7. Return or Deletion of Data
Upon termination or expiration of the Agreement, TinEye shall delete all Customer Data (including copies) in its possession or control, save that this requirement shall not apply to the extent TinEye is required by applicable law to retain some or all of the Customer Data, or to Customer Data it has archived on back-up systems, which Customer Data TinEye shall securely isolate and protect from any further processing, except to the extent required by applicable law.
8.1 If a law enforcement agency sends TinEye a demand for Customer Data (for example, through a subpoena or court order), TinEye shall attempt to redirect the law enforcement agency to request that data directly from Customer. As part of this effort, TinEye may provide Customer’s basic contact information to the law enforcement agency. If compelled to disclose Customer Data to a law enforcement agency, then TinEye shall give Customer reasonable notice of the demand to allow Customer to seek a protective order or other appropriate remedy unless TinEye is legally prohibited from doing so.
8.2 To the extent TinEye is required under EU Data Protection Law, TinEye shall (at Customer's expense) provide reasonably requested information regarding the Services to enable the Customer to carry out data protection impact assessments or prior consultations with data protection authorities as required by law.
Last updated: May 2018
This document outlines some (but not all) of the ways we secure data sent to us.
Our clients image data and meta-data is stored only on equipment TinEye owns and controls.
TinEye does not store client image data or meta-data on 3rd party cloud services.
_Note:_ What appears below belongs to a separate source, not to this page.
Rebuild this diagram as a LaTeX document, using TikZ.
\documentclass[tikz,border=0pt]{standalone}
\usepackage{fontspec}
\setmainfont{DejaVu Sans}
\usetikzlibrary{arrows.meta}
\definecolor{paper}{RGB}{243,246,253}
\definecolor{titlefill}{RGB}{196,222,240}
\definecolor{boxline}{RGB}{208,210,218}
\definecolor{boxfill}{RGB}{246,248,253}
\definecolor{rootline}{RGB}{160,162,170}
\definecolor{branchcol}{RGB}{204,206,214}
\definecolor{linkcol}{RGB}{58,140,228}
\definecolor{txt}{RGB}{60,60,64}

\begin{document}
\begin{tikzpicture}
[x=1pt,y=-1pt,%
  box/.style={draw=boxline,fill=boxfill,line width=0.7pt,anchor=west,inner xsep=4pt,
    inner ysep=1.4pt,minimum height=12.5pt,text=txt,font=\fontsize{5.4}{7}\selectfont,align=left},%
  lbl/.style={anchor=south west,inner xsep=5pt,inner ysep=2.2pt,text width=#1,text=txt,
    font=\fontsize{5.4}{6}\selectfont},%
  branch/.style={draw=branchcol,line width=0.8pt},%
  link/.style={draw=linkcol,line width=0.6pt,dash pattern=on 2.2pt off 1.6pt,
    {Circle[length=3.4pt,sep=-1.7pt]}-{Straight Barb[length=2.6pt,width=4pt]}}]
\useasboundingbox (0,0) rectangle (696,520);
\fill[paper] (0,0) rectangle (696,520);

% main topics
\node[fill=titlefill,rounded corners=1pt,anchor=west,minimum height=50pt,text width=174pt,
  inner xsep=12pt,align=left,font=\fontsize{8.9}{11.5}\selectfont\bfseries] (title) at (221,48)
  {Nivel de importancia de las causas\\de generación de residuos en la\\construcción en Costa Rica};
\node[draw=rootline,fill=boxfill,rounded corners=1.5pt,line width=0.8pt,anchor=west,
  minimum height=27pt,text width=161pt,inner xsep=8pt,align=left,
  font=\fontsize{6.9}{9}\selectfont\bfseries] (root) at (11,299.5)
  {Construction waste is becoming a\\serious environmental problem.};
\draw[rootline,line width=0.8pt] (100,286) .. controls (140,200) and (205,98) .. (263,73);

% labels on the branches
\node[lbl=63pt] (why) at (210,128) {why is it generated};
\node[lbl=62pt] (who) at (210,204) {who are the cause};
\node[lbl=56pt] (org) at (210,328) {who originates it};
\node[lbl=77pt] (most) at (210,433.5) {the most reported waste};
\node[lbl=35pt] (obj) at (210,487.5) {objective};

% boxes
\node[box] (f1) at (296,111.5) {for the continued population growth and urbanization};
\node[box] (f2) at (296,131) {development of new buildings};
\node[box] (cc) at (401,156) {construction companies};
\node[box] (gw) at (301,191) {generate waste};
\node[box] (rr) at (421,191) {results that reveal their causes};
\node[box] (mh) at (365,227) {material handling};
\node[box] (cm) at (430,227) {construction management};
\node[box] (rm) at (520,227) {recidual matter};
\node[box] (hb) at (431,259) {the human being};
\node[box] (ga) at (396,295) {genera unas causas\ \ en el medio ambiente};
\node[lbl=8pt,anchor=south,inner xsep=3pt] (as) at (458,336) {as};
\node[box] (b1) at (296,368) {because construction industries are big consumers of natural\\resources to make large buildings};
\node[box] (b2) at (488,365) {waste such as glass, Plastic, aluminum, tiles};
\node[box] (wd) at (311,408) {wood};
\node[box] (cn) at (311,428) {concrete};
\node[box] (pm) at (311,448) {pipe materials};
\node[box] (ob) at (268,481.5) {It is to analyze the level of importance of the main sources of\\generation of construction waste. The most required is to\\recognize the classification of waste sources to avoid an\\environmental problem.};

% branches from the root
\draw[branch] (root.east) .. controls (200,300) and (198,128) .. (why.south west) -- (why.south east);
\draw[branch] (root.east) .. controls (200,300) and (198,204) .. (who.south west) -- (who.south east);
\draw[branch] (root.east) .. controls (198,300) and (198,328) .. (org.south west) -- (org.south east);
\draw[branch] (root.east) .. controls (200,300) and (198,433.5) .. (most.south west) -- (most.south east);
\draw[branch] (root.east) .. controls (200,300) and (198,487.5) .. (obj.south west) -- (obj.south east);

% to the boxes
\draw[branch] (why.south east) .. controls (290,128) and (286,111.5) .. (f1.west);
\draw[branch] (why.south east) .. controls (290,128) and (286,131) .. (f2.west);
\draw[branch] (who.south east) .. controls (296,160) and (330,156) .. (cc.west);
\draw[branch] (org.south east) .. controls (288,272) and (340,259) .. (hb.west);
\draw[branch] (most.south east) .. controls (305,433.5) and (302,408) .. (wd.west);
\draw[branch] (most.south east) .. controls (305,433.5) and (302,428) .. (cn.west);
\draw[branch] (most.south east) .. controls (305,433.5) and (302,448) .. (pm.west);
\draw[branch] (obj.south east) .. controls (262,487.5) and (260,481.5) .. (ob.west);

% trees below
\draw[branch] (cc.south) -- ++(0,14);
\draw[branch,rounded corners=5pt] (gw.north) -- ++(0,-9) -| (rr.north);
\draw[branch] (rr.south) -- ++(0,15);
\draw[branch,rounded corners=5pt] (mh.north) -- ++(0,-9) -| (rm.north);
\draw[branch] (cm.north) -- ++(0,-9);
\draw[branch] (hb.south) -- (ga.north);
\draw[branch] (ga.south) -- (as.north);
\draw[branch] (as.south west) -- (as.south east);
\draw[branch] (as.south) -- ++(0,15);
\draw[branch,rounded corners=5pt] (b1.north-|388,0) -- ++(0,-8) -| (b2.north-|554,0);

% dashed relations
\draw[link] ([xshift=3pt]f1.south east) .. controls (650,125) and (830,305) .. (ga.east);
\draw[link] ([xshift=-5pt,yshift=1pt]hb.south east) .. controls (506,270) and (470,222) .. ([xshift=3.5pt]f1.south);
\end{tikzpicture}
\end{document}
TinEye manages two data centers, both in Toronto, Canada. One within our headquarters, the second is an off-site dedicated data center. All storage and processing of client data is done in these two data centers.
Our data centers are physically secure and are only accessible by TinEye staff.
Client data is kept in separate user accounts to prevent corruption or overlap.
All API calls and user account pages are encrypted using TLS.
All account passwords are hashed. We do not know what your passwords are.
All employees are required to sign a non-disclosure agreement that requires them to treat client data as confidential.
All data storage media (hard drives and solid-state drives) is securely wiped of data or physically destroyed at end of life.